Trailer Trad Collecting: Winter Picking

These Mid-Century beauties were designed by the Norwegian designer Eero Saarinen for Knoll and won a MOMA award for industrial design in 1969. They have their originial 'IBM Blue' tufted fabric and probably came from IBM's Raleigh corporate offices. Whereas the Knoll Executive chairs tell of North Carolina's high tech recent history, this tobacco drying basket richly illustrates its agricultural past. In wonderful condition, the basket held curing tobacco leaves that were eventually traded in the bustling tobacco trading town of Rocky Mount. The basket has its super original blue paint and stenciling from the 1950s or perhaps earlier.

This set of arm chairs is not everyone's cup of tea but they are probably great investments. Manufactured by the French firm Thonet in the late 70's or early 80's, these chairs are deceptively valuable. Famed for their expertise in 'steam-bending' hardwoods, Thonet made these Oak chairs with great lines while being very light, yet sturdy. These are just some nice framed prints made around 1970 for sale in Aspen Co.
I found this Flexy Racer at an estate sale a couple of months ago. I cleaned it up a little bit and liked how it turned out. Most guys remember Flexible Flyer sleds but how many of you remember these gnarly contraptions? -If you rode one, you probably don't remember much because bumps and bruises assuredly came with this ride. -Probably wouldn't make a 'A Safe Toy for Kids' list today!
This is a really cool chair. With its turned walnut arms with immaculate black upholstery, it looks and sits great. I picked up this nice quilt at an estate sale this past weekend. Made in the 1940s in Duplin County NC, it boasts great colors and vintage fabrics along with pretty good quilting technique. The color of the 'field' is a nice maize yellow with plenty of blues and other nice colors used in the squares. I think that I am going to be brave and try to clean this one myself by running it through the delicate cycle with some mild detergent and then air-drying it on a clothesline. Should turn out pretty good.Everyone loves the old-time steel lawn chairs from when they were kids. These were a pretty sound pair that I was able to buy 'right' at a yard sale. They are from the 1950s or earlier and would be comfortable to sit in with an ice cold glass of lemonade!

I picked up this little table made out of spools at the flea market. Considered folk art, spool tables and spool shelves illustrate how people used to recycle things to reuse or, perhaps, to sell. I thought that this table had character due to its original black paint and circa 1900 thread spools.

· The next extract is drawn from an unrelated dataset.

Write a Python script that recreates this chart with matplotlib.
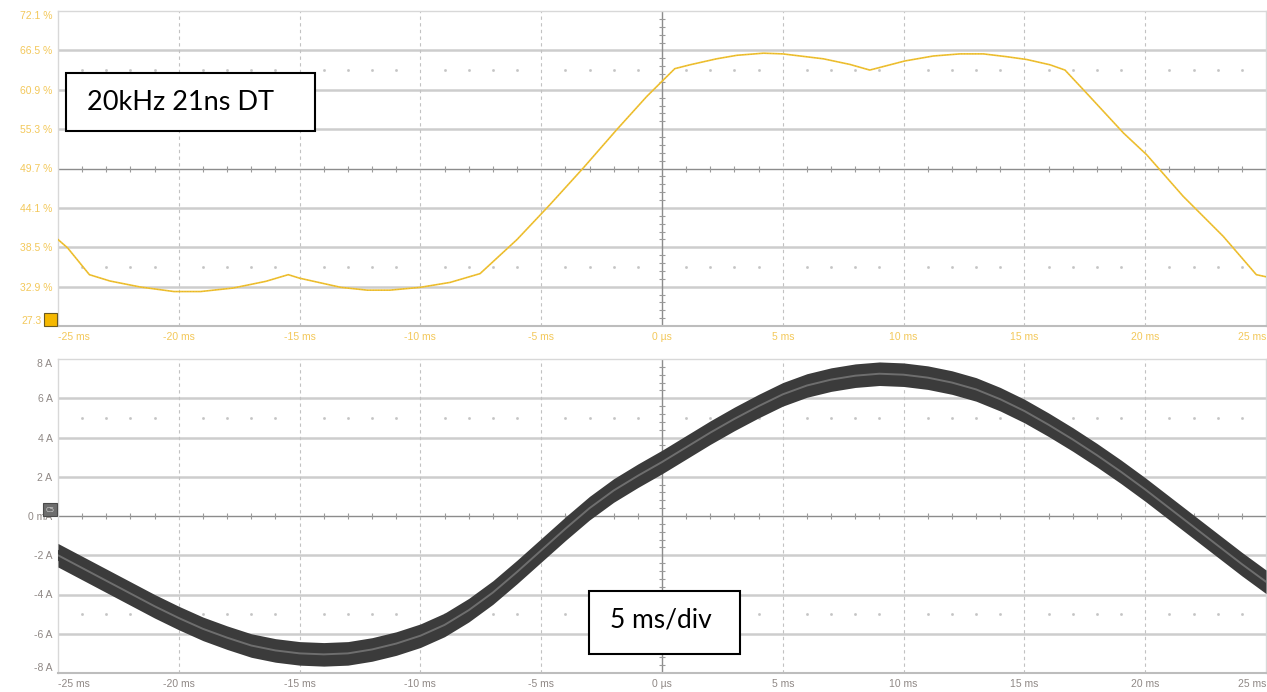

Trailer Trad Attire: Can A Pair of Pajamas Make A Man Cry?

Get a load of these remarkable pajamas. On my picking travels, I came across a few pair the other day. These are no ordinary PJs. New, unworn old stock, they were made in England by a firm named W.M. & Co. in 1955. I'm not really a Pajamas Guy. -Too confining and hot for me. For example, I bought a great pair of Swiss PJs and, although they are very nice, I never got into the habit of wearing them. I have worn my new 1955 English pair every night. What's just as amazing is their condition. Soft and perfect as the day that they were made in that English workroom, they feel absolutely amazing on. Their mattress-ticking pattern is about perfect too. Plus, they fit and I'm not a small guy.